Par ailleurs, 30% des sans domicile ne connaissent pas le 115. Seul un tiers des personnes sans-abri contacte ce numéro, censé donner accès à un hébergement d’urgence. Tous les autres sont découragés : si plus de la moitié des personnes connaissant le 115 ne l’appellent plus, c’est parce que pour 25% d’entre eux il n’y a pas de réponse, 17% expliquent qu’aucune solution n’a été apportée lors de précédents appels, et 12% déclarent  que le numéro sonne occupé à chaque appel. 

Femmes nombreuses mais invisibles 

Si un tiers des personnes « sans chez-soi » à Bordeaux sont des femmes, l’étude démontre une visibilité masculine nettement supérieure. Car les femmes à la rue « tendent à avoir moins recours aux dispositifs » d’aides sociales auxquelles elles ont droit, mais également aux maraudes. Elles reprochent notamment aux administrations leur manque d’humanité et leur côté « machine ».

Les hommes s’attacheraient davantage à conserver des repères permettant une (ré)insertion socio-économique, et continuent donc de fréquenter de nombreux services et endroits publics. 

Après avoir rappelé les initiatives municipales en faveur des personnes sans-abri, comme la mise à disposition du patrimoine municipal permettant de loger 150 personnes dont 70 enfants, Harmonie Lecerf a évoqué une volonté d’offrir davantage de services – wifi et prises publiques, casiers solidaires, potentielle gratuité des piscines bordelaises – pour que les personnes « sans chez-soi » bénéficient d’un droit au répit. 

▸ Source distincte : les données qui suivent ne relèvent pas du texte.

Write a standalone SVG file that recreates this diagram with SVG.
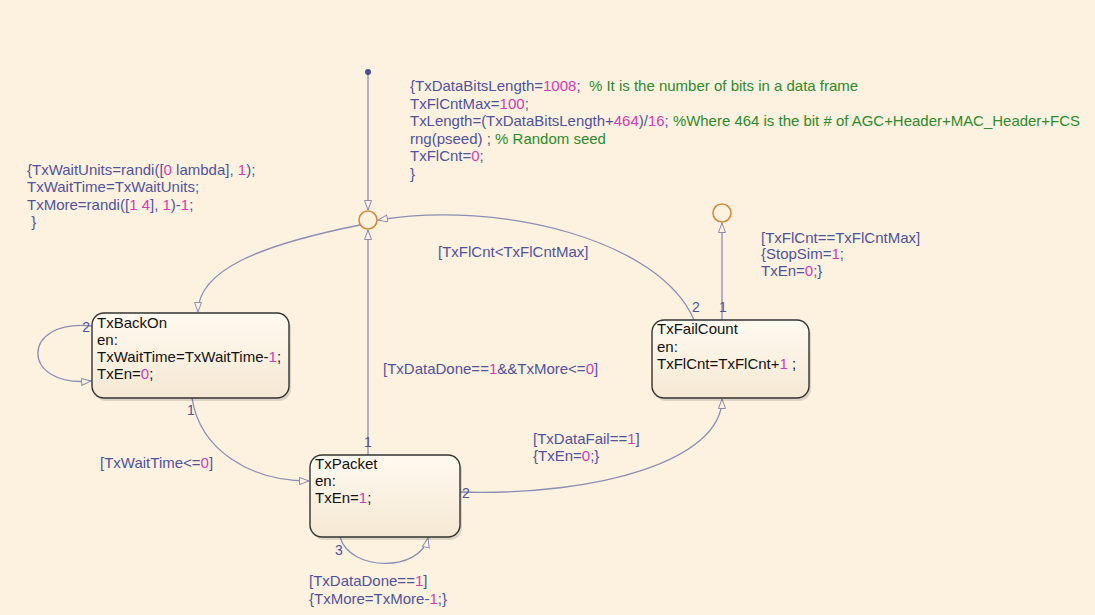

Trois groupes de travail seront également créés par la ville, le premier centré sur les femmes et le sans-abrisme, le deuxième cherchant à identifier les besoins et désirs des personnes sans-abri, et le troisième autour de la recherche de nouvelles solutions de logement innovantes. La Ville regrette cependant que ces élans de solidarité ne soient pas plus généraux, et critique à demi-mot le caractère contre-productif qu’auraient certaines mesures gouvernementales, comme le contrôle renforcé des bénéficiaires du RSA.